Some systems can get overwelmed when too many processes hit them at the same time. Airflow pools can be used to limit the execution parallelism on arbitrary sets of tasks. The list of pools is managed in the UI (Menu -> Admin -> Pools) by giving the pools a name and assigning it a number of worker slots. Tasks can then be associated with one of the existing pools by using the pool parameter when creating tasks (instantiating operators).

The pool parameter can be used in conjunction with priority_weight to define priorities in the queue, and which tasks get executed first as slots open up in the pool. The default priority_weight is of 1, and can be bumped to any number. When sorting the queue to evaluate which task should be executed next, we use the priority_weight, summed up with of all the tasks priority_weight downstream from this task. This way you can bumped a specific important task and the whole path to that task gets prioritized accordingly.

Tasks will be scheduled as usual while the slots fill up. Once capacity is reached, runnable tasks get queued and there state will show as such in the UI. As slots free up, queued up tasks start running based on the priority_weight (of the task and its descendants).

Note that by default tasks aren't assigned to any pool and their execution parallelism is only limited to the executor's setting.

Connections

The connection information to external systems is stored in the Airflow metadata database and managed in the UI (Menu -> Admin -> Connections). A conn_id is defined there and hostname / login / password / schema information attached to it. Then Airflow pipelines can simply refer to the centrally managed conn_id without having to hard code any of this information anywhere.

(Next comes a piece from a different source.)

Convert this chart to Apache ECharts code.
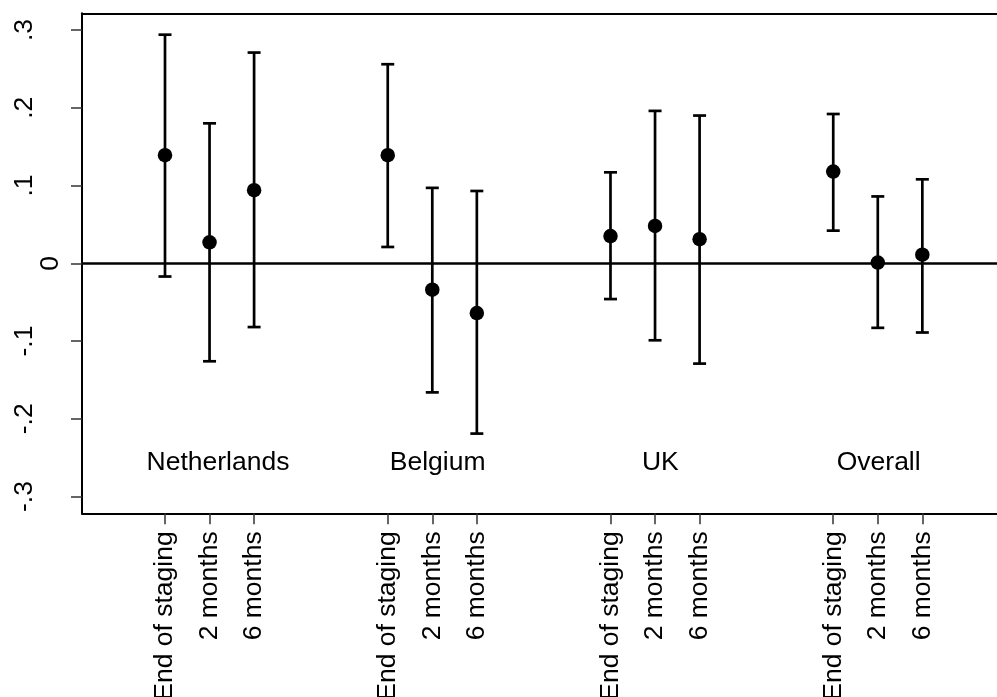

Many connections with the same conn_id can be defined and when that is the case, and when the hooks uses the get_connection method from BaseHook, Airflow will choose one connection randomly, allowing for some basic load balancing and some fault tolerance when used in conjunction with retries.

Queues

When using the CeleryExecutor, the celery queues that task are sent to can be specified. queue is an attribute of BaseOperator, so any task can be assigned to any queue. The default queue for the environment is defined in the airflow.cfg's celery -> default_queue. This defines the queue that task get assigned to when not specified, as well as which queue Airflow workers listen to when started.

Workers can listen to one or multiple queues of tasks. When a worker is started (using the command airflow worker), a set of comma delimited queue names can be specified (airflow worker -q spark). This worker will then only pick up tasks wired to the specified queue(s).

This can be useful if you need specialized workers, either from a ressource perpective (for say very lightweight tasks where one worker could take thousands of task without a problem), or from an environment perpective (you want a worker running from whithin the Spark cluster itself because it needs a very specific environment and secutiry rights).